- _Exercise_: Line by line, repeat the data below exactly, beginning at the first line and ending at the line with "return (H - MB - px) / plot_h". Omit pictures.

- _Data excerpt_:

────────

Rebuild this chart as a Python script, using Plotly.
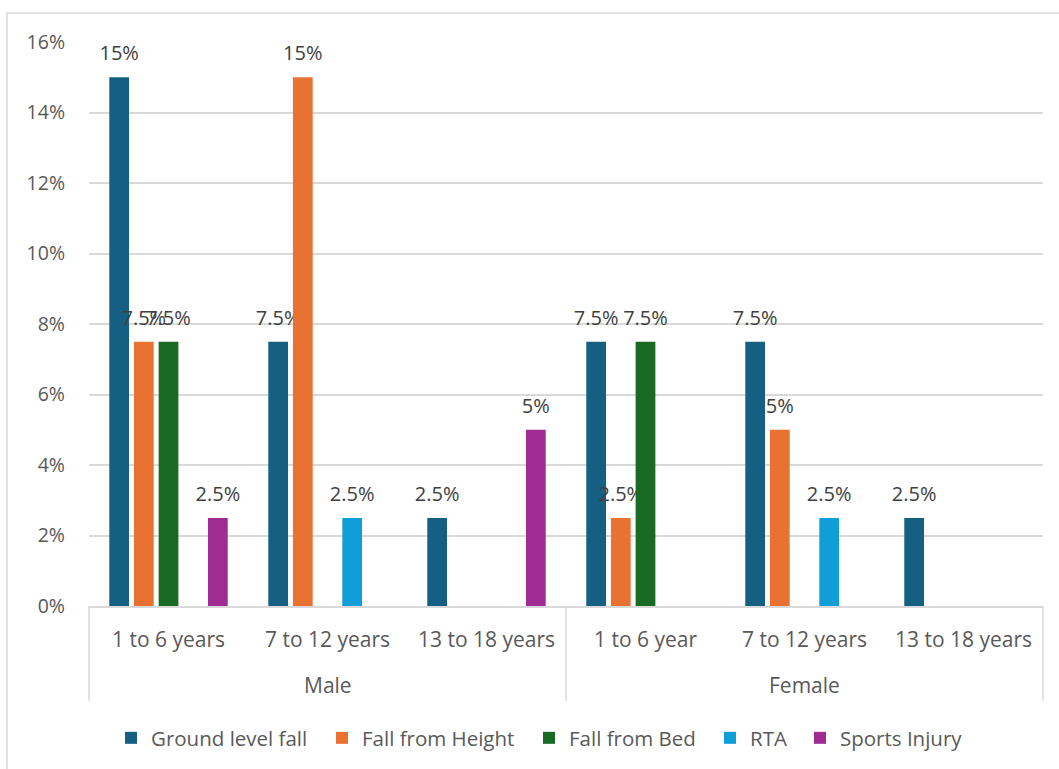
import plotly.graph_objects as go

genders = ["Male", "Male", "Male", "Female", "Female", "Female"]
ages = ["1 to 6 years", "7 to 12 years", "13 to 18 years",
        "1 to 6 year", "7 to 12 years", "13 to 18 years"]

series_names = ["Ground level fall", "Fall from Height", "Fall from Bed", "RTA", "Sports Injury"]
ground_level_fall = [15, 7.5, 2.5, 7.5, 7.5, 2.5]
fall_from_height = [7.5, 15, 0, 2.5, 5, 0]
fall_from_bed = [7.5, 0, 0, 7.5, 0, 0]
rta = [0, 2.5, 0, 0, 2.5, 0]
sports_injury = [2.5, 0, 5, 0, 0, 0]
series_values = [ground_level_fall, fall_from_height, fall_from_bed, rta, sports_injury]
colors = ["#156082", "#E97132", "#196B24", "#0F9ED5", "#A02B93"]

FONT = "Open Sans"
GRID = "#d9d9d9"
TXT = "#595959"

# composite category keys keep the (gender, age) pairs in their original order
keys = [f"{g} · {a}" for g, a in zip(genders, ages)]
n = len(keys)

# pixel geometry of the plot area (layout only)
W, H = 1059, 769
ML, MR, MT, MB = 89, 16, 42, 162
plot_h = H - MT - MB

def py(px):  # page pixel row -> paper y
    return (H - MB - px) / plot_h

def px_x(px):  # page pixel column -> paper x
    return (px - ML) / (W - ML - MR)

PAD = "<span style='font-size:48px'> </span>"

fig = go.Figure()
legend_names = ["legend", "legend2", "legend3", "legend4", "legend5"]
for name, vals, col, lg in zip(series_names, series_values, colors, legend_names):
    labels = [(f"{PAD}{v:g}%{PAD}" if v else "") for v in vals]
    fig.add_trace(go.Bar(
        name=name, x=keys, y=vals, marker_color=col, marker_line_width=0,
        text=labels, textposition="outside", constraintext="none", cliponaxis=False,
        textfont=dict(family=FONT, size=20, color="#404040"),
        hoverinfo="skip", legend=lg,
    ))

annotations = []
for k, a in zip(keys, ages):
    annotations.append(dict(x=k, xref="x", y=py(640), yref="paper", text=a,
                            showarrow=False, xanchor="center", yanchor="middle",
                            font=dict(family=FONT, size=21, color=TXT)))
outer = []
for i, g in enumerate(genders):
    if not outer or outer[-1][0] != g:
        outer.append([g, i, i])
    else:
        outer[-1][2] = i
shapes = []
for g, i0, i1 in outer:
    annotations.append(dict(x=((i0 + i1) / 2 + 0.5) / n, xref="paper", y=py(686), yref="paper",
                            text=g, showarrow=False, xanchor="center", yanchor="middle",
                            font=dict(family=FONT, size=21, color=TXT)))
bounds = sorted({o[1] / n for o in outer} | {(o[2] + 1) / n for o in outer})
for b in bounds:
    shapes.append(dict(type="line", xref="paper", yref="paper", x0=b, x1=b,
                       y0=0, y1=py(702), line=dict(color=GRID, width=1.5)))
shapes.append(dict(type="rect", xref="paper", yref="paper",
                   x0=px_x(7), x1=px_x(1075), y0=py(790), y1=py(13),
                   line=dict(color=GRID, width=1.5), layer="below"))

legend_px = [111, 322, 529, 710, 800]
legend_layout = {}
for lg, lx in zip(legend_names, legend_px):
    legend_layout[lg] = dict(orientation="h", x=px_x(lx), xanchor="left", y=py(738),
                             yanchor="middle", bgcolor="rgba(0,0,0,0)",
                             font=dict(family=FONT, size=20.5, color=TXT))

fig.update_layout(
    width=W, height=H,
    margin=dict(l=ML, r=MR, t=MT, b=MB),
    paper_bgcolor="white", plot_bgcolor="white",
    barmode="group", bargap=0.224, bargroupgap=0.2,
    font=dict(family=FONT, size=19, color=TXT),
    showlegend=True,
    annotations=annotations, shapes=shapes,
    **legend_layout,
)
fig.update_yaxes(range=[0, 16], dtick=2, ticksuffix="%", showgrid=True,
                 gridcolor=GRID, gridwidth=1.5, zeroline=False, showline=False,
                 ticklabelstandoff=23, tickfont=dict(family=FONT, size=19.5, color=TXT))
fig.update_xaxes(showline=True, linecolor=GRID, linewidth=1.5, showgrid=False,
                 showticklabels=False, ticks="")

fig.write_html("out.html")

────────

- _Response_:
Rebuild this chart as a Python script, using Plotly.
import plotly.graph_objects as go

genders = ["Male", "Male", "Male", "Female", "Female", "Female"]
ages = ["1 to 6 years", "7 to 12 years", "13 to 18 years",
        "1 to 6 year", "7 to 12 years", "13 to 18 years"]

series_names = ["Ground level fall", "Fall from Height", "Fall from Bed", "RTA", "Sports Injury"]
ground_level_fall = [15, 7.5, 2.5, 7.5, 7.5, 2.5]
fall_from_height = [7.5, 15, 0, 2.5, 5, 0]
fall_from_bed = [7.5, 0, 0, 7.5, 0, 0]
rta = [0, 2.5, 0, 0, 2.5, 0]
sports_injury = [2.5, 0, 5, 0, 0, 0]
series_values = [ground_level_fall, fall_from_height, fall_from_bed, rta, sports_injury]
colors = ["#156082", "#E97132", "#196B24", "#0F9ED5", "#A02B93"]

FONT = "Open Sans"
GRID = "#d9d9d9"
TXT = "#595959"

# composite category keys keep the (gender, age) pairs in their original order
keys = [f"{g} · {a}" for g, a in zip(genders, ages)]
n = len(keys)

# pixel geometry of the plot area (layout only)
W, H = 1059, 769
ML, MR, MT, MB = 89, 16, 42, 162
plot_h = H - MT - MB

def py(px):  # page pixel row -> paper y
    return (H - MB - px) / plot_h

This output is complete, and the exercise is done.